Zur Mittagszeit spaziere ich durch Hofkirchen. Und was erspähen meine Adleraugen? Ein Schild, das für ein Gasthaus mit Biergarten wirbt. Da kann und will ich nicht widerstehen. Der rustikale Innenhof lädt zum Verweilen ein. Ein Tisch ist bereits besetzt. Die vier Radler kommen mir bekannt vor. Die überholten mich vor kurzer Zeit und grüssten nicht einmal. Die lustigen Vögel sitzen vor vier Humpen Bier. Das Quartett Spanier stammt von den Kanarischen Inseln, also mutieren sie für mich zu Kanarienvögeln! Bunt genug gekleidet sind sie übrigens auch. Ich bin mittlerweile ziemlich geübt im Erzählen meiner Geschichte und ich bemühe mein bestes Spanisch. Der Wortführer der Gruppe, Oliver Franco, flippt aus: «Impresionante… 3400 km hasta Moscú caminando y con un carro, no es possible!» Da mein Spanisch völlig eingerostet ist, erkläre ich dem fassungslosen Oliver auf Englisch, dass es sehr wohl möglich sei, mit einem Einkaufswagen bis nach Moskau zu spazieren. Sofort will er ein Foto mit mir und Mrs. Molly machen, welches er postwendend auf Facebook veröffentlicht. Ein Kommentar zum Bild laute so: «Pues si que le queda lejos el supermercado». Die Übersetzung dazu: «Nun ja, der Supermarkt ist weit weg …» Dem kann ich mich nur anschliessen! Nach der ersten Aufregung bestelle auch ich ein Bierchen, dazu einen Wurst-Käsesalat mit zwei Semmeln. Als die Iberer ihre Rechnung begleichen, übernehmen sie kurzerhand auch mein Getränk! Muchas gracias!

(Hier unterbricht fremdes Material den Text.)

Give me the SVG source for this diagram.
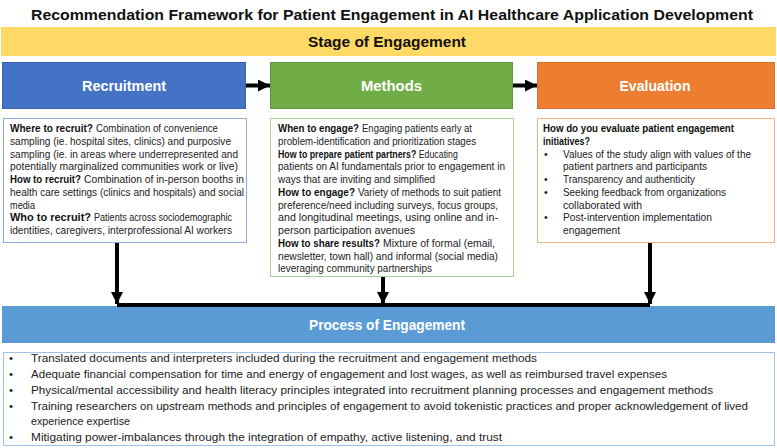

Es ist ausgesprochen schwül zum Wandern. Ich bin durchgeschwitzt. Am Nachmittag überholt mich ein bekanntes Gesicht auf einem Fahrrad. Mit Alfred hatte ich vor zirka einer Woche in der Gegend um Ingolstadt ein paar Worte gewechselt. Er sei wegen Krankheit mit dem Zug nach Hause gereist und habe sich in München auskuriert. Jetzt sei er wieder fit und zurück auf seiner Reise nach Budapest. Wir marschieren eine gute Strecke zusammen und unterhalten uns. Er habe eine gradlinige Karriere als Ingenieur hingelegt und sei auch regelmässig befördert worden. Er entwickelte während 25 Jahren ABS-Bremssysteme für Lastwagen. Während der Finanzkrise 2008 ging es seiner Firma plötzlich sehr schlecht und man entliess ihn, ohne mit der Wimper zu zucken. Da war er 52 Jahre alt. Nach erfolgloser Jobsuche beschloss er spontan sich aus der Arbeitswelt zurückzuziehen. Er habe immer sparsam gelebt und auch etwas auf die hohe Kante gelegt. Nun bezeichne er sich als Lebenskünstler und im Nachhinein sei er über seine Kündigung vor zehn Jahren sehr froh.